By Oliver Hartner
Alabama quail hunters could experience average to above-average covey counts this fall on properly managed public lands and private properties. Though an ice storm in February 2021 affected habitat in the upper region of the state, its short duration followed by favorable spring and summer seasons account for this year’s overall positive outlook for quail.
WEATHER AND CONDITIONS
Steven Mitchell, Upland Bird Coordinator for the Alabama Department of Conservation and Natural Resources, says, “Winter weather conditions as a whole across Alabama were relatively mild and should not have adversely affected quail populations. Northwest Alabama received several inches of ice and snow for a few days in February, but the conditions were not extended long enough for negative impacts on local quail populations.” Poor habitat and high predation would lower over-winter survival regardless of the weather, and many property owners from well-managed areas reported hearing as many or more whistles compared to the previous year, suggesting normal carryover rates on well-managed areas.

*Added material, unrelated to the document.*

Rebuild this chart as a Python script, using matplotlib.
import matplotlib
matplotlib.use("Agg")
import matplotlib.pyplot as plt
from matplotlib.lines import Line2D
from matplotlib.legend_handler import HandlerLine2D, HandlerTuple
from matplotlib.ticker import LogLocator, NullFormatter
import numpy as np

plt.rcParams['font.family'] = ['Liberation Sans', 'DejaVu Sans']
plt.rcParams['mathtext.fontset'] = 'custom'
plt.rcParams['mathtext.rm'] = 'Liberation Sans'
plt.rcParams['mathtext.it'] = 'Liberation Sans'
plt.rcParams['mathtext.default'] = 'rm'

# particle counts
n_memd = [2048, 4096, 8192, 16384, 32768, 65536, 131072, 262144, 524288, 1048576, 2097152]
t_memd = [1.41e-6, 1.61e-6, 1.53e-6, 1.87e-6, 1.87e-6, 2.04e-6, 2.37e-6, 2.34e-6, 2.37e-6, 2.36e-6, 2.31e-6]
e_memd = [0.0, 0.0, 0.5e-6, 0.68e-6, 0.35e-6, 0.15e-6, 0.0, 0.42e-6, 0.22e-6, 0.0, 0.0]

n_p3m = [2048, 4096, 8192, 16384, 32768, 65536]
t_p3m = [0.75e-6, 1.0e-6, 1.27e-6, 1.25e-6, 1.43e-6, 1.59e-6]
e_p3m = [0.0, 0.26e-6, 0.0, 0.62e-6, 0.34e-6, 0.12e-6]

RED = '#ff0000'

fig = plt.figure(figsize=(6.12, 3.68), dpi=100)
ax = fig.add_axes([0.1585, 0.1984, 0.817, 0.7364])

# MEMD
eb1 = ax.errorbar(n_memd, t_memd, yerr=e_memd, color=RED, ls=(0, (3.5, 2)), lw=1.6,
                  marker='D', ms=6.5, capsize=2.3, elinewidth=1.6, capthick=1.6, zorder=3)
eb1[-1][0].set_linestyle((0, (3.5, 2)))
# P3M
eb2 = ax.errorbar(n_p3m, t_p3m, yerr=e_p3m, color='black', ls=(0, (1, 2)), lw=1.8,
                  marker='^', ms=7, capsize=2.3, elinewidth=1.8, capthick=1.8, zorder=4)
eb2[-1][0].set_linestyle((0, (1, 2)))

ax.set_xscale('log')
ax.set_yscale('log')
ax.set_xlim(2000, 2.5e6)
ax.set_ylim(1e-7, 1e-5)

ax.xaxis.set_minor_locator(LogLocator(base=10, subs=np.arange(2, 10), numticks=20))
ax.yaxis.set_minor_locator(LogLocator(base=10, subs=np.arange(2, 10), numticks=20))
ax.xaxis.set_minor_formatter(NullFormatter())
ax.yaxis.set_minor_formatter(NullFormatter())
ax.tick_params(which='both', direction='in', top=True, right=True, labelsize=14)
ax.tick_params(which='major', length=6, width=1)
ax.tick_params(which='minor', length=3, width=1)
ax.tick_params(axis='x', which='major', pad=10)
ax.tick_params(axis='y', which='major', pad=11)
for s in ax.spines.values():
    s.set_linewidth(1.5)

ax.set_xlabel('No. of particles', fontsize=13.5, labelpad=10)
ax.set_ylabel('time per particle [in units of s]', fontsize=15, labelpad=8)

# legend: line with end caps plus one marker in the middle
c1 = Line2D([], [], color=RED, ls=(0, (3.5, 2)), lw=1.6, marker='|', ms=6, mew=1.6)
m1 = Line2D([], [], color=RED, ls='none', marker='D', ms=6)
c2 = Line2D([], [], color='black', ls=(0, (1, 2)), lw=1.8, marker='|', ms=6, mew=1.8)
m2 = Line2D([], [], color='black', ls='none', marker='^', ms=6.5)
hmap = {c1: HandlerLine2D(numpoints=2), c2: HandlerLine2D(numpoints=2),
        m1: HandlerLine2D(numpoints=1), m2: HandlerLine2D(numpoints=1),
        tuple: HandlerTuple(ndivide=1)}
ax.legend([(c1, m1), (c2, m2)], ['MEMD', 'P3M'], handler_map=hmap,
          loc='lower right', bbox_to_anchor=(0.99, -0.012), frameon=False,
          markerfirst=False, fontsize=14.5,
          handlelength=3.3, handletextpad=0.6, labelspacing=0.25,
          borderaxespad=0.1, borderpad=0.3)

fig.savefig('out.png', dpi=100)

“Overall, spring and summer weather conditions in Alabama have been favorable for quail production. There was good rainfall for vegetation growth and seed production all summer over much of the state,” Mitchell reports before adding, “There may have been some flooding on low-lying properties in different parts of the state following a couple of rain events, but those periods were not extended and should not have had negative effects on overall nesting or brooding.”
HABITAT, BROODS AND COUNTS
Mitchell admits, “Unfortunately, much of Alabama’s landscape is lacking in quality upland habitat. Moderate to good upland quail habitat in the state is usually found only on properties where active quail habitat management techniques are being implemented.” That being said, he believes managed areas receiving average rainfall should be in good shape heading into fall, which includes many of Alabama’s Wildlife Management Areas (WMAs).
According to Mitchell, anecdotal evidence offered a mixed outlook on the 2021 hatch depending on the location. “Some private property managers and WMA Biologists have reported more brood sightings compared to 2020 while others have reported fewer observations. With the decent weather for nearly the entire breeding period, we are hopeful quail production has been good across the state and translates into a good quail hunting season,” Mitchell says.
Alabama’s Division of Wildlife and Freshwater Fisheries conducts fall covey calling and spring male whistling surveys on many of its WMAs. The surveys monitor year-to-year population trends and responses to habitat management practices. “Results of the surveys have varied across the board with no quail heard on some WMAs (mainly waterfowl areas) and stable but low density numbers on most WMAs,” Mitchell says.
Mitchell acknowledges the best quail hunting in Alabama is found on private properties intensively managed for quail. However, if you don’t have access to those types of properties, he believes quail can still be found on most WMAs. “Just don’t expect easy hunting or large numbers of birds and dog points,” he warns. Mitchell says the 2021 spring surveys indicated the WMAs with higher counts of whistling males were Barbour, Geneva State Forest, Choccolocco, Perdido, and Freedom Hills. “Hard-hunting public land sportsmen can find quail on other WMAs including: Blue Spring, Hollins, Coosa, Sam R. Murphy, and Oakmulgee. The Talladega National Forest also contains some birdy looking areas,” he adds.
Whether hunting on private or public land, Mitchell recommends, “Look for open thinned pine stands containing early successional plants with scattered thickets, field edges, young clearcuts, and pine plantings in early succession stages. Also, hunt around quail foods in those areas which may include beggarweed, partridge pea, ragweed, lespedezas, pine seeds, and acorns.”